An annual postgraduate workshop for postgraduates in the Department of History held jointly with the University of Münster, forms part of a deeper international collaboration between the two institutions. The Durham-Münster Conference runs over a three-day period and grants students from both institutions the opportunity to present and discuss their research within an international network.
Research | World-class Resources and World-wide Collaboration
Durham History’s world-leading research is grounded in its outstanding collections (such as the Oriental Museum, the largest collection of East Asian artefacts outside London, or the Sudan Archive housed in Special Collections), and in extensive international research networks of its staff. We aim to extend our use of Durham’s libraries, archives, and museums to show the national and international significance of its distinctive collections to a more diverse public audience.
Through individual and collective initiatives, the Department of History at Durham have built new relationships with research libraries, collections, and institutes. Dr Kevin Waite and Professor Stephen Taylor have established a new, faculty-wide partnership with the Huntington Library (California), which consists of an annual exchange for researchers. This collaboration saw Waite deliver a keynote address at the Huntington for the Library’s centennial celebrations in January 2020. Professor Andy Wood will hold the FletcherJones Distinguished Fellowship at the Huntington Library in 2022. The Department of History is committed to building on the Durham-Huntington Library collaboration to forge new international partnerships with research institutions.
We are currently developing close partnerships with Peking University and WWI Munster, and we welcome proposals for further strategic partnerships. Enquiries can be addressed to: email@example.com
The Department of History at Durham has sought to position itself as an international centre of historical research. Past and current doctoral students collaborated with Dr Cherry Leonardi and the world-leading Sudan Archive to hold an international postgraduate conference on ‘The Ethnographic Archive’ in 2016. Researchers from across the UK, US, Europe, and from Sudan and South Sudan came together to discuss new research and reflect on shared methodological, theoretical, ethical and practical issues across history and anthropology in Eastern Africa and the Sudans.
We have been very responsive to outward-facing national and international priorities and initiatives. Dr Cherry Leonardi and Professor Justin Willis have organised ‘Sudan Study Days’ for the HMG Sudan Desk to share Durham-based research and the Sudan collections. The ESRCDFID Development Frontiers grant for ‘Energy on the Move’, of which Leonardi is the Co-Investigator, supports innovative research with the potential for making a radical impact on sustainable development and the reduction of poverty.
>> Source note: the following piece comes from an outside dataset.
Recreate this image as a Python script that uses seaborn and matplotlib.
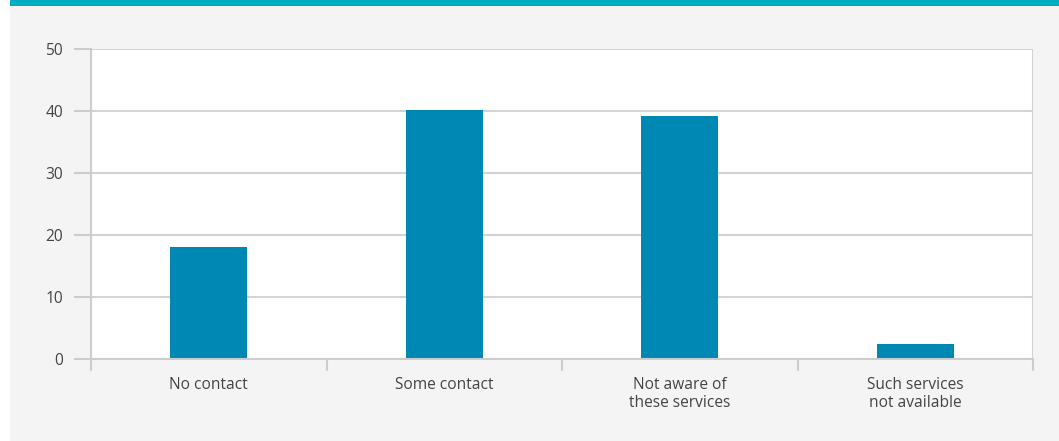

Dr Chris Courtney is a collaborator on a multidisciplinary grant, ‘Heat in Urban Asia’, which is funded by the Singapore Ministry of Education and which explores the issue of heat in Asian cities. It will create a number of public-facing web resources for citizens of several key Asian cities to learn about the past, present, and future of heat alleviation.
Research in the Department of History has received international recognition. Professor Andy Wood’s 2013 book, The Memory of the People, won the 2014 Leo Gershoy Award from the American Historical Association, while Dr Chris Courtney won the 2019 American Historical Association John K. Fairbanks Prize for his 2018 book, The Nature of Disaster in China. Professor Justin Willis’ project on elections in sub-Saharan Africa won an ESRC Excellence Award for International Impact in 2019.